We began the event and ran to heat four of round two on Thursday, the second day of the waiting period, in cross-shore 2-3.5’ beachbreaks at the main event site of Hebara, some two hours drive south-east of Tokyo. As in most instances along this ancient and mountainous chain of volcanic isles, the swell came from a typhoon, this one named ‘Chaba’, a throaty low pressure system roaming around down in the Sea of Japan. After delivering conditions for day one that still kept us satisfied in a place where ‘normal’ conditions are a long way from those now routinely expected and often scored on the WCT tour by taking events to exotic and famed locations in seasonally logical windows, Chaba projected us lines from exactly the right angle to turn on the hitherto largely unknown Katsuura City reef break named ‘Malibu’.

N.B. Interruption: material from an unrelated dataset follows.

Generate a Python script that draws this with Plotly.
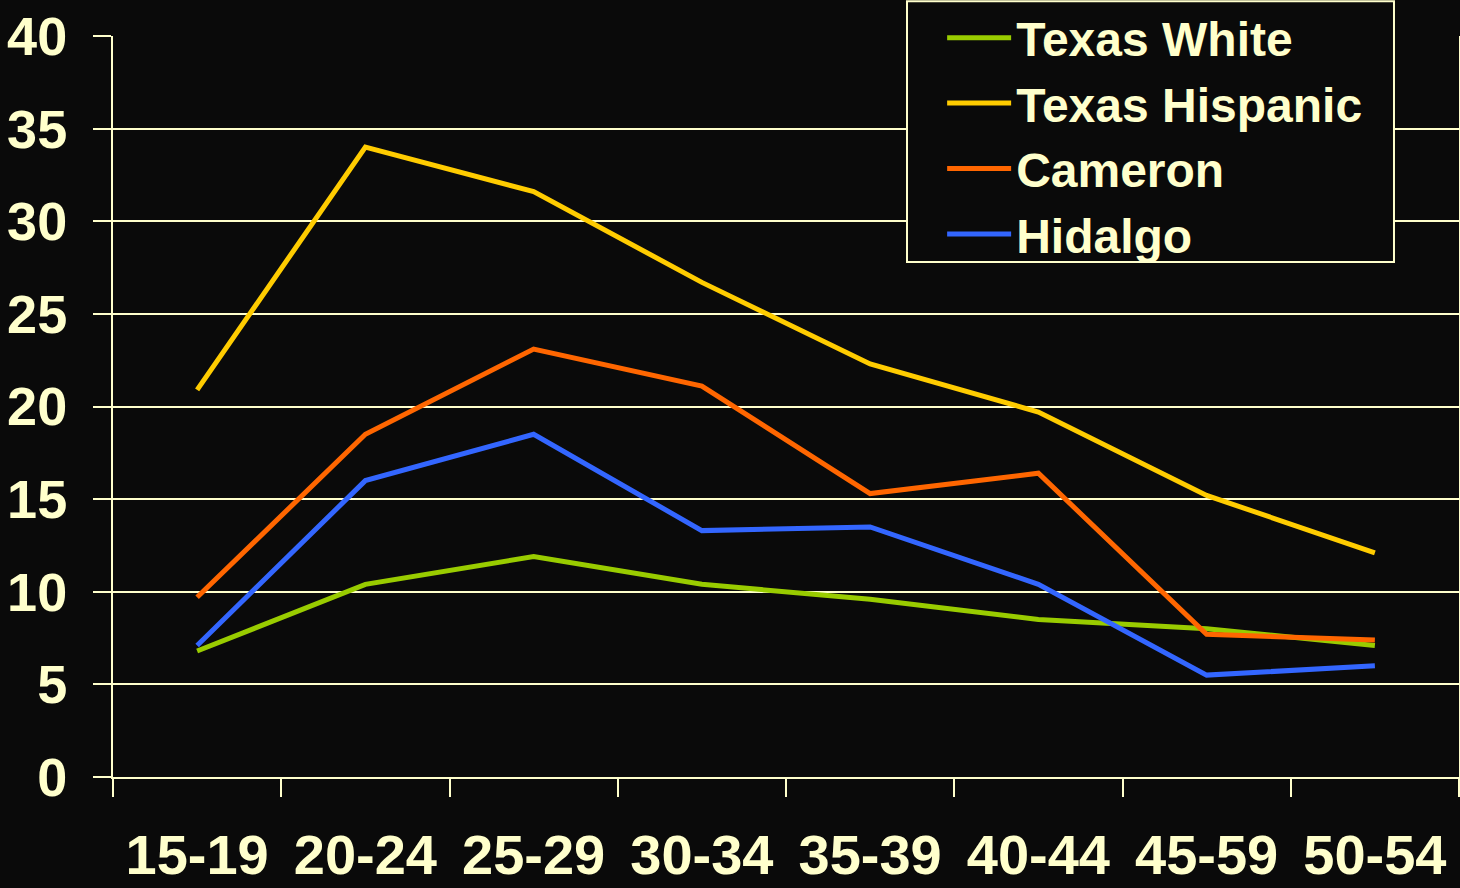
import plotly.graph_objects as go

categories = ["15-19", "20-24", "25-29", "30-34", "35-39", "40-44", "45-59", "50-54"]
texas_white = [6.8, 10.4, 11.9, 10.4, 9.6, 8.5, 8.0, 7.1]
texas_hispanic = [20.9, 34.0, 31.6, 26.7, 22.3, 19.7, 15.2, 12.1]
cameron = [9.7, 18.5, 23.1, 21.1, 15.3, 16.4, 7.7, 7.4]
hidalgo = [7.1, 16.0, 18.5, 13.3, 13.5, 10.4, 5.5, 6.0]
y_ticks = [0, 5, 10, 15, 20, 25, 30, 35, 40]

series = [
    ("Texas White", texas_white, "#99CC00"),
    ("Texas Hispanic", texas_hispanic, "#FFCC00"),
    ("Cameron", cameron, "#FF6600"),
    ("Hidalgo", hidalgo, "#3366FF"),
]

CREAM = "#FFFFCC"
BG = "#0A0A0A"
FONT = "Liberation Sans, Arial, sans-serif"

fig = go.Figure()
for name, vals, color in series:
    fig.add_trace(go.Scatter(x=categories, y=vals, name=name, mode="lines",
                             line=dict(color=color, width=5)))

# legend frame (opaque box behind the legend)
fig.add_shape(type="rect", xref="paper", yref="paper",
              x0=0.5899, x1=0.9517, y0=0.695, y1=1.047,
              fillcolor=BG, line=dict(color=CREAM, width=2), layer="above")

fig.update_layout(
    width=1460, height=888,
    paper_bgcolor=BG, plot_bgcolor=BG,
    margin=dict(l=113, r=1, t=36, b=111, autoexpand=False),
    font=dict(family=FONT, color=CREAM, size=48, weight="bold"),
    showlegend=True,
    legend=dict(
        x=0.616, y=1.0096, xref="paper", yref="container",
        xanchor="left", yanchor="top",
        bgcolor="rgba(0,0,0,0)", borderwidth=0,
        font=dict(family=FONT, size=48, color=CREAM, weight="bold"),
        itemwidth=64,
    ),
)
fig.update_xaxes(
    type="category", range=[-0.5, 7.5], automargin=False,
    tickson="boundaries", ticks="outside", ticklen=18, tickwidth=2, tickcolor=CREAM,
    showline=True, linecolor=CREAM, linewidth=2,
    showgrid=False, zeroline=False,
    tickfont=dict(family=FONT, size=56, color=CREAM, weight="bold"),
    ticklabelstandoff=28,
)
fig.update_yaxes(
    range=[0, 40], tickvals=y_ticks, automargin=False,
    ticks="outside", ticklen=18, tickwidth=2, tickcolor=CREAM,
    showline=True, linecolor=CREAM, linewidth=2, mirror=True,
    showgrid=True, gridcolor=CREAM, gridwidth=2, zeroline=False,
    tickfont=dict(family=FONT, size=54, color=CREAM, weight="bold"),
    ticklabelstandoff=15,
)

fig.write_html("out.html", config={"displayModeBar": False},
               post_script="document.body.style.margin='0';document.body.style.overflow='hidden';")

Taj Burrow was the first out of bed yesterday, keen for a surf about 450am, just beating the crack of dawn and the sunlight that streamed down upon us for the rest of the day. For he and the rest of us, who were up and at it shortly thereafter, it was blatantly obvious that the swell had jumped appreciably. The banks at Hebara were way too straight for the bumped up swell, and so around 545am, the search began for an alternate venue. Just ten minutes drive north, the normally culturally heavy and politically sensitive locale of Malibu was there firing in all its glory and by the grace of the local tribal elders, and the eventual but not so co-operative local police, we got the contest machine up and running by 9am, complete with web-streaming by about 1030am, quite a feat for a remote location. Good on ASP computer whizzcats Brasileiros Mano Zuil and Robson Machado, and Quiky’s Jason Haynes on that score who got the event out to the surfing world.

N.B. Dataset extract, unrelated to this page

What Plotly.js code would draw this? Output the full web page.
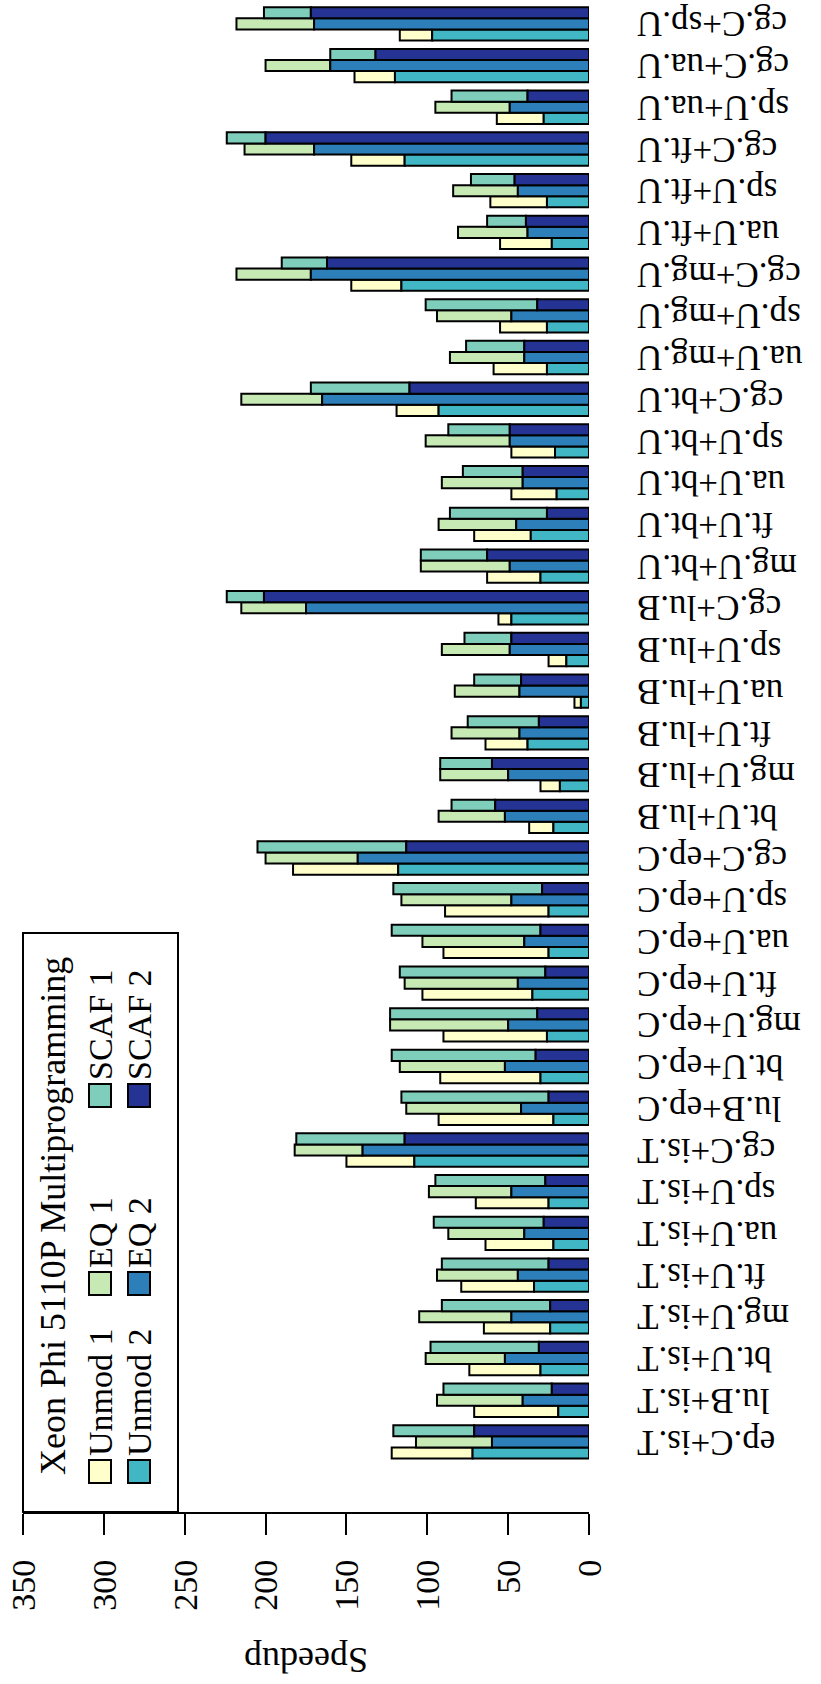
<!DOCTYPE html>
<html>
<head>
<meta charset="utf-8">
<script src="https://cdn.plot.ly/plotly-3.0.1.min.js"></script>
<style>
  html, body { margin: 0; padding: 0; background: #fff; overflow: hidden; width: 821px; height: 1684px; }
  #chart { position: absolute; left: 0; top: 0; width: 1684px; height: 821px;
           transform-origin: 0 0; transform: translateY(1684px) rotate(-90deg); }
</style>
</head>
<body>
<div id="chart"></div>
<script>
const categories = [
  "ep.C+is.T","lu.B+is.T","bt.U+is.T","mg.U+is.T","ft.U+is.T","ua.U+is.T","sp.U+is.T","cg.C+is.T",
  "lu.B+ep.C","bt.U+ep.C","mg.U+ep.C","ft.U+ep.C","ua.U+ep.C","sp.U+ep.C","cg.C+ep.C",
  "bt.U+lu.B","mg.U+lu.B","ft.U+lu.B","ua.U+lu.B","sp.U+lu.B","cg.C+lu.B",
  "mg.U+bt.U","ft.U+bt.U","ua.U+bt.U","sp.U+bt.U","cg.C+bt.U",
  "ua.U+mg.U","sp.U+mg.U","cg.C+mg.U",
  "ua.U+ft.U","sp.U+ft.U","cg.C+ft.U",
  "sp.U+ua.U","cg.C+ua.U","cg.C+sp.U"
];
// segment values (speedup of program 2 at the base, program 1 stacked on top)
const unmod2 = [72,19,30,24,34,22,25,108, 22,30,26,35,25,25,118, 22,18,38,5,14,48, 30,36,20,21,93, 26,26,116, 23,26,114, 28,120,97];
const unmod1 = [50,52,44,41,45,42,45,42, 71,62,64,68,65,64,65, 15,12,26,4,11,8, 33,35,28,27,26, 33,29,31, 32,35,33, 29,25,20];
const eq2    = [60,41,52,48,44,40,48,140, 42,52,50,44,40,48,143, 52,50,43,43,49,175, 49,45,41,49,165, 40,48,172, 38,44,170, 49,160,170];
const eq1    = [47,53,49,57,50,47,51,42, 71,65,73,70,63,68,57, 41,42,42,40,42,40, 55,48,50,52,50, 46,46,46, 43,40,43, 46,40,48];
const scaf2  = [71,23,31,24,25,28,27,114, 25,33,32,27,30,29,113, 58,60,31,42,48,201, 63,26,41,49,111, 40,32,162, 39,46,200, 38,132,172];
const scaf1  = [50,67,67,67,66,68,68,67, 91,89,91,90,92,92,92, 27,32,44,29,29,23, 41,60,37,38,61, 36,69,28, 24,27,24, 47,28,29];
const legendTitle = "Xeon Phi 5110P Multiprogramming";
const legendRows = [["Unmod 1","EQ 1","SCAF 1"],["Unmod 2","EQ 2","SCAF 2"]];
const colors = {"Unmod 1":"#ffffcc","Unmod 2":"#41b6c4","EQ 1":"#c7e9b4","EQ 2":"#2c7fb8","SCAF 1":"#7fcdbb","SCAF 2":"#253494"};
const tickValues = [0,50,100,150,200,250,300,350];

const FONT = "Liberation Serif, Times New Roman, serif";
function bar(name, y, base, group) {
  const t = {
    type: "bar", name: name, x: categories, y: y, offsetgroup: group,
    marker: { color: colors[name], line: { color: "#000", width: 2 } },
    hoverinfo: "skip", showlegend: false
  };
  if (base) t.base = base;
  return t;
}
const data = [
  bar("Unmod 1", unmod1, unmod2, "u"),
  bar("Unmod 2", unmod2, null, "u"),
  bar("EQ 1", eq1, eq2, "e"),
  bar("EQ 2", eq2, null, "e"),
  bar("SCAF 1", scaf1, scaf2, "s"),
  bar("SCAF 2", scaf2, null, "s")
];

// legend box drawn in pixel offsets from the plot's top-left corner
const shapes = [{
  type: "rect", xref: "paper", yref: "paper", xsizemode: "pixel", ysizemode: "pixel",
  xanchor: 0, yanchor: 1, x0: 0, x1: 579, y0: 0, y1: -155,
  line: { color: "#000", width: 2 }, fillcolor: "#fff", layer: "above"
}];
const annotations = [{
  text: "Speedup", xref: "paper", yref: "paper", x: 0, y: 0.5,
  xanchor: "center", yanchor: "middle", xshift: -148, textangle: -90, showarrow: false,
  font: { family: FONT, size: 36, color: "#000" }
}, {
  text: legendTitle, xref: "paper", yref: "paper", x: 0, y: 1,
  xanchor: "left", yanchor: "middle", xshift: 35, yshift: -30, showarrow: false,
  font: { family: FONT, size: 36, color: "#000" }
}];
legendRows.forEach(function (row, r) {
  row.forEach(function (name, c) {
    const sx = 29 + 188 * c, sy = -(77 + 39 * r);
    shapes.push({
      type: "rect", xref: "paper", yref: "paper", xsizemode: "pixel", ysizemode: "pixel",
      xanchor: 0, yanchor: 1, x0: sx, x1: sx + 23, y0: sy + 11, y1: sy - 11,
      line: { color: "#000", width: 2 }, fillcolor: colors[name], layer: "above"
    });
    annotations.push({
      text: name, xref: "paper", yref: "paper", x: 0, y: 1,
      xanchor: "left", yanchor: "middle", xshift: sx + 25, yshift: sy, showarrow: false,
      font: { family: FONT, size: 34, color: "#000" }
    });
  });
});

const layout = {
  width: 1684, height: 821,
  margin: { l: 172, r: 3, t: 23, b: 232 },
  paper_bgcolor: "#fff", plot_bgcolor: "#fff",
  font: { family: FONT, size: 34, color: "#000" },
  barmode: "group", bargap: 0.2, bargroupgap: 0,
  showlegend: false,
  xaxis: {
    type: "category", categoryorder: "array", categoryarray: categories,
    tickmode: "array", tickvals: categories, ticktext: categories,
    range: [-1.68, 34.5], tickangle: -90, showline: false, showgrid: false, zeroline: false,
    ticks: "", ticklabelstandoff: 40,
    tickfont: { family: FONT, size: 35, color: "#000" }
  },
  yaxis: {
    range: [0, 350], tickvals: tickValues, ticktext: tickValues.map(String),
    ticks: "outside", ticklen: 21, tickwidth: 2, tickcolor: "#000",
    showline: true, linewidth: 2, linecolor: "#000", showgrid: false, zeroline: false,
    ticklabelstandoff: 18,
    tickfont: { family: FONT, size: 34, color: "#000" }
  },
  shapes: shapes,
  annotations: annotations
};
Plotly.newPlot("chart", data, layout, { staticPlot: true, displayModeBar: false });
</script>
</body>
</html>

Besides the stunning sight of sick peeling walls here in Japan, it was a somewhat surreal scene up there at Malibu yesterday. The Malibu break sits right out front of a seawall which supports a road fly-around, the man-made concrete contours stark contrast to Mother Nature’s natural power and lines. We made great use of the concrete though, both the organization and the big crowds present loving every vantage point, above and below the roadway.

The Japanese surfing culture deserves such blessings as God bestowed on us with those waves yesterday. The Japanese also thoroughly deserve our respect and appreciation - their surfers, their industry and their economy have contributed hugely towards pro’ surfing’s development over the past 20 years. Back in the ‘80’s Japan’s legendary Mr.Aioi and his Marui department store chain were comfortably the sport’s number one supporter. At one stage Marui were sponsoring two WCTs in Japan, one here at Hebara and one on the island of Nijiima where we had last year’s Quiky Pro, as well as the Pipeline Masters event in Hawaii. In addition to that, liased by the ASP’s former CEO Graham Cassidy, Mr.Aioi personally contributed hundreds of thousands of dollars to various ASP projects and functions. Add to that history the fact that numerous Japanese surfing companies and surf shops sponsored almost every Top 16 surfer back in the ‘80s before Japanese talent came of age, and you get just a tiny measure of the massive hand Japan has lent to our art, sport and culture. Nippon Domo Arigato (…and Quiky)!!!